During the Hornets’ game against the Detroit Pistons on Wednesday, his field-goal percentage was just 29 percent despite taking 17 shots. While he is still searching for offensive consistency, he has no regrets about choosing to leave FSU after his sophomore season.
“I’m happy with the decision I made. I’m happy with the direction I’m going,” he said. “I’m still me. I’m still on the right path.”
Bacon, who grew up in nearby Lakeland, got to see a lot of familiar faces in the crowd during his time in Orlando. His mom, his cousins and some of his AAU coaches visited during the six-game tournament to support him.
The former Seminole said he was focused completely on playing well and didn’t feel having family nearby was necessarily a benefit.
“I play basketball for me and that’s what I love to do,” he said. “I mean, I love the support, but it don’t really help me do anything different.”
Bacon delivered his best summer league performance during his final game. He led the Hornets to an 86-78 win over the Magic Thursday, finishing with 29 points on 55 percent shooting and eight rebounds.

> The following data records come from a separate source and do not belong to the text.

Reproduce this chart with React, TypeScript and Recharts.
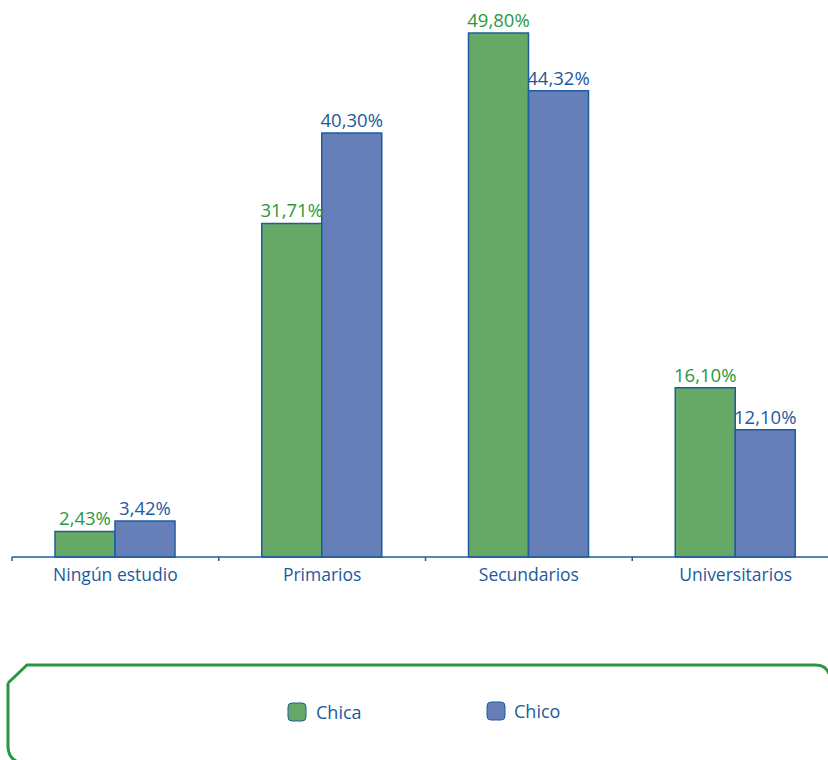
import React from 'react';
import { BarChart, Bar, XAxis, YAxis, LabelList, Legend } from 'recharts';

const categories = ['Ningún estudio', 'Primarios', 'Secundarios', 'Universitarios'];
const chica = [2.43, 31.71, 49.8, 16.1];
const chico = [3.42, 40.3, 44.32, 12.1];
const seriesNames = ['Chica', 'Chico'];

const data = categories.map((c, i) => ({ name: c, chica: chica[i], chico: chico[i] }));

const GREEN = '#66a866';
const BLUE = '#667fb8';
const STROKE = '#1f5c9e';
const GREEN_TEXT = '#2a9940';
const BLUE_TEXT = '#1d5a9c';
const FONT = '"Open Sans", sans-serif';

const fmt = (v: any) => Number(v).toFixed(2).replace('.', ',') + '%';

const PLOT_LEFT = 12;
const PLOT_WIDTH = 827;
const BAND = PLOT_WIDTH / categories.length;

const Tick = (props: any) => {
  const { x, y, payload } = props;
  const left = x - BAND / 2;
  return (
    <g>
      <line x1={left} y1={y - 8} x2={left} y2={y - 4} stroke={STROKE} strokeWidth={1.5} />
      <text x={x} y={y + 16} textAnchor="middle" fill={BLUE_TEXT} fontSize={17.5} fontFamily={FONT}>
        {payload.value}
      </text>
    </g>
  );
};

const LegendBox = () => (
  <svg width={840} height={110} style={{ display: 'block' }}>
    <path
      d="M 8 33 L 27 15 L 816 15 Q 826 15 829 24 M 8 33 L 8 96 Q 8 108 18 112"
      fill="none"
      stroke="#2a9640"
      strokeWidth={3}
    />
    <rect x={288} y={53} width={18} height={18} rx={4} fill={GREEN} stroke={STROKE} strokeWidth={1} />
    <text x={316} y={69} fill={BLUE_TEXT} fontSize={18} fontFamily={FONT}>{seriesNames[0]}</text>
    <rect x={487} y={52} width={18} height={18} rx={4} fill={BLUE} stroke={STROKE} strokeWidth={1} />
    <text x={514} y={68} fill={BLUE_TEXT} fontSize={18} fontFamily={FONT}>{seriesNames[1]}</text>
  </svg>
);

export default function App() {
  return (
    <div style={{ position: 'absolute', left: 0, top: 0, width: 840, height: 760, overflow: 'hidden' }}>
      <BarChart
        width={840}
        height={760}
        data={data}
        margin={{ top: 31, right: 1, left: PLOT_LEFT, bottom: 63 }}
        barGap={0}
        barSize={60}
      >
        <YAxis hide domain={[0, 50]} />
        <XAxis
          dataKey="name"
          axisLine={{ stroke: STROKE, strokeWidth: 1.5 }}
          tickLine={false}
          tick={<Tick />}
          interval={0}
        />
        <Legend
          content={<LegendBox />}
          wrapperStyle={{ position: 'absolute', left: 0, top: 650, width: 840, height: 110 }}
        />
        <Bar dataKey="chica" name={seriesNames[0]} fill={GREEN} stroke={STROKE} strokeWidth={1.5} isAnimationActive={false}>
          <LabelList dataKey="chica" position="top" formatter={fmt} fill={GREEN_TEXT} fontSize={18.5} fontFamily={FONT} offset={6} />
        </Bar>
        <Bar dataKey="chico" name={seriesNames[1]} fill={BLUE} stroke={STROKE} strokeWidth={1.5} isAnimationActive={false}>
          <LabelList dataKey="chico" position="top" formatter={fmt} fill={BLUE_TEXT} fontSize={18.5} fontFamily={FONT} offset={6} />
        </Bar>
      </BarChart>
    </div>
  );
}
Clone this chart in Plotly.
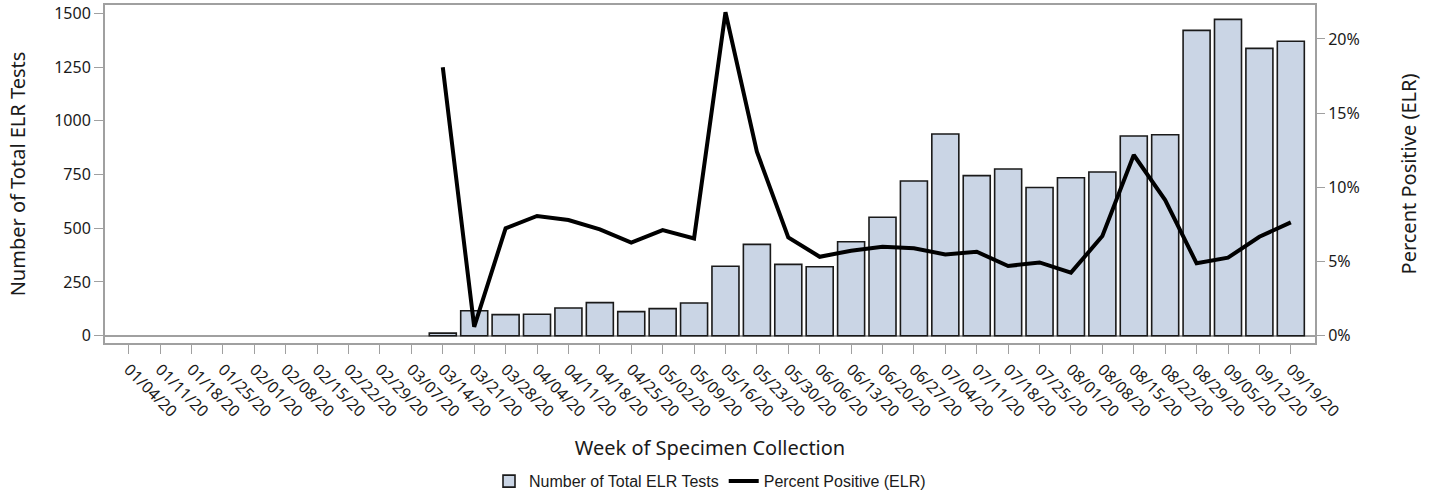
import plotly.graph_objects as go

weeks = ["01/04/20","01/11/20","01/18/20","01/25/20","02/01/20","02/08/20","02/15/20","02/22/20",
         "02/29/20","03/07/20","03/14/20","03/21/20","03/28/20","04/04/20","04/11/20","04/18/20",
         "04/25/20","05/02/20","05/09/20","05/16/20","05/23/20","05/30/20","06/06/20","06/13/20",
         "06/20/20","06/27/20","07/04/20","07/11/20","07/18/20","07/25/20","08/01/20","08/08/20",
         "08/15/20","08/22/20","08/29/20","09/05/20","09/12/20","09/19/20"]

total_tests = [None]*10 + [12, 116, 98, 100, 129, 154, 112, 126, 152, 323, 425, 332, 321, 437,
               551, 720, 939, 745, 776, 690, 735, 762, 929, 935, 1421, 1472, 1337, 1370]

pct_positive = [None]*10 + [18.1, 0.6, 7.24, 8.07, 7.8, 7.17, 6.27, 7.12, 6.56, 21.8, 12.4, 6.63,
                5.32, 5.73, 6.0, 5.89, 5.48, 5.66, 4.7, 4.94, 4.25, 6.72, 12.18, 9.14, 4.88,
                5.26, 6.67, 7.64]

x_idx = list(range(len(weeks)))

fig = go.Figure()
fig.add_trace(go.Bar(
    x=x_idx, y=total_tests, name="Number of Total ELR Tests",
    marker=dict(color="#cad5e5", line=dict(color="#1a1a1a", width=1.6)),
    width=0.86, yaxis="y"))
fig.add_trace(go.Scatter(
    x=x_idx, y=pct_positive, name="Percent Positive (ELR)", mode="lines",
    line=dict(color="black", width=4), yaxis="y2", connectgaps=False))

tick_font = dict(family="Noto Sans, Open Sans, sans-serif", size=16, color="#1a1a1a")
title_font = dict(family="Noto Sans, Open Sans, sans-serif", size=20, color="#1a1a1a")
grey = "#a0a0a0"

fig.update_layout(
    width=1433, height=490,
    margin=dict(l=105, r=118, t=5, b=147),
    plot_bgcolor="white", paper_bgcolor="white",
    xaxis=dict(
        range=[-0.755, 37.77], tickmode="array", tickvals=x_idx, ticktext=weeks,
        tickangle=45, tickfont=tick_font, ticks="outside", ticklen=9, tickcolor=grey,
        showline=True, linecolor=grey, linewidth=2, mirror=True, showgrid=False, zeroline=False,
        automargin=False,
        title=dict(text="Week of Specimen Collection", font=title_font, standoff=20)),
    yaxis=dict(
        range=[-34, 1539], tickvals=[0, 250, 500, 750, 1000, 1250, 1500],
        tickfont=tick_font, ticks="outside", ticklen=9, tickcolor=grey,
        showline=True, linecolor=grey, linewidth=2, mirror=True, showgrid=False,
        zeroline=True, zerolinecolor=grey, zerolinewidth=1.5, automargin=False,
        title=dict(text="Number of Total ELR Tests", font=title_font, standoff=23)),
    yaxis2=dict(
        range=[-0.49, 22.29], overlaying="y", side="right",
        tickvals=[0, 5, 10, 15, 20], ticktext=["0%", "5%", "10%", "15%", "20%"],
        tickfont=tick_font, ticks="outside", ticklen=9, tickcolor=grey,
        showline=False, showgrid=False, zeroline=False, automargin=False,
        title=dict(text="Percent Positive (ELR)", font=title_font, standoff=43)),
    legend=dict(orientation="h", x=0.5, xanchor="center", y=0.018, yanchor="middle",
                yref="container", font=dict(family="Liberation Sans, Arial", size=16, color="#1a1a1a"),
                traceorder="normal"),
    showlegend=True,
)

fig.write_html("out.html", config={"displayModeBar": False},
               post_script="document.body.style.margin='0';document.body.style.overflow='hidden';")
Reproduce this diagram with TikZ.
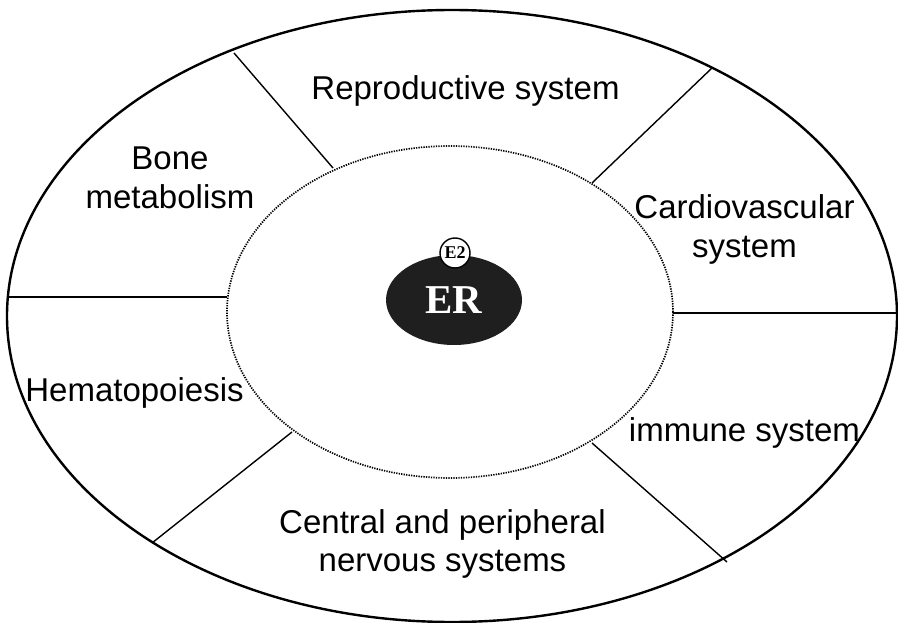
\documentclass[tikz,border=0pt]{standalone}
\usepackage{fontspec}
\setmainfont{Liberation Sans}
\newfontfamily\erfont{Liberation Serif}
\usetikzlibrary{shapes.geometric}
\begin{document}
\begin{tikzpicture}[x=1pt,y=-1pt,
  lab/.style={font=\fontsize{33}{38.6}\selectfont, align=center, inner sep=0pt, anchor=base},
  divider/.style={line width=1.4pt, black},
  outerring/.style={line width=2.4pt, black},
  innerring/.style={line width=1.7pt, dash pattern=on 1.3pt off 1.2pt, black}]
\useasboundingbox (0,0) rectangle (898,623);
% rings
\draw[outerring] (452,316) ellipse [x radius=445pt, y radius=306pt];
\draw[innerring] (450,312) ellipse [x radius=223pt, y radius=166pt];
% divider end points
\coordinate (tlo) at (234,53);  \coordinate (tli) at (333,168);
\coordinate (tro) at (712,68);  \coordinate (tri) at (592,183);
\coordinate (lo)  at (9,297);   \coordinate (li)  at (227,297);
\coordinate (ro)  at (897,313); \coordinate (ri)  at (673,313);
\coordinate (blo) at (152,543); \coordinate (bli) at (292,432);
\coordinate (bro) at (727,562); \coordinate (bri) at (592,443);
\draw[divider] (tlo) -- (tli);
\draw[divider] (tro) -- (tri);
\draw[divider] (lo) -- (li);
\draw[divider] (ro) -- (ri);
\draw[divider] (blo) -- (bli);
\draw[divider] (bro) -- (bri);
% centre
\node[ellipse, fill=black!88, minimum width=136pt, minimum height=90pt, inner sep=0pt,
      text=white, font=\erfont\bfseries\fontsize{41}{41}\selectfont] (er) at (454,300) {\raisebox{-2pt}{ER}};
\node[circle, draw, line width=1.4pt, fill=white, minimum size=30pt, inner sep=0pt,
      font=\erfont\bfseries\fontsize{18}{18}\selectfont] (e2) at (455,253) {E2};
% labels (anchor = baseline of the last line)
\node[lab] (repro) at (465.5,100) {Reproductive system};
\node[lab] (bone) at (170,208.6) {Bone\\metabolism};
\node[lab] (cardio) at (744.5,257.6) {Cardiovascular\\system};
\node[lab] (hema) at (134.5,401) {Hematopoiesis};
\node[lab] (immune) at (744.5,441) {immune system};
\node[lab] (cns) at (442.5,571.6) {Central and peripheral\\nervous systems};
\end{tikzpicture}
\end{document}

Charlotte’s coaching staff noted Bacon’s ability to quickly improve. The team announced Thursday they would sign him, declining to disclose terms of the deal.
“He’s gotten better every game,” Hornets assistant coach Stephen Silas said. “His ball handling, his pull-up jumper, his offensive package, he’s talented and we’re excited. We’re intrigued by him.”
Bacon showed flashes of offensive potential throughout the week, but his defense was consistently an issue. Charlotte’s coaching staff, however, is confident that, if he puts in the work, his defensive results will improve.
“The defense is something that he’s gonna have to work on,” Silas said. “Individual defense is pretty good, but just all the concepts and the coverages is gonna be a little bit of a learning curve from him, but we like him.”
While consistency was an issue for Bacon during summer league, he is not putting too much emphasis on just one week of play. He expects there to be plenty of opportunities throughout his rookie NBA season to learn and improve.
“For me to just get a chance in my first year to show what I got, I can always come back next year and play summer league,” he said. “I think I’m gonna get better from this year to next year, but it was a great first step for me.”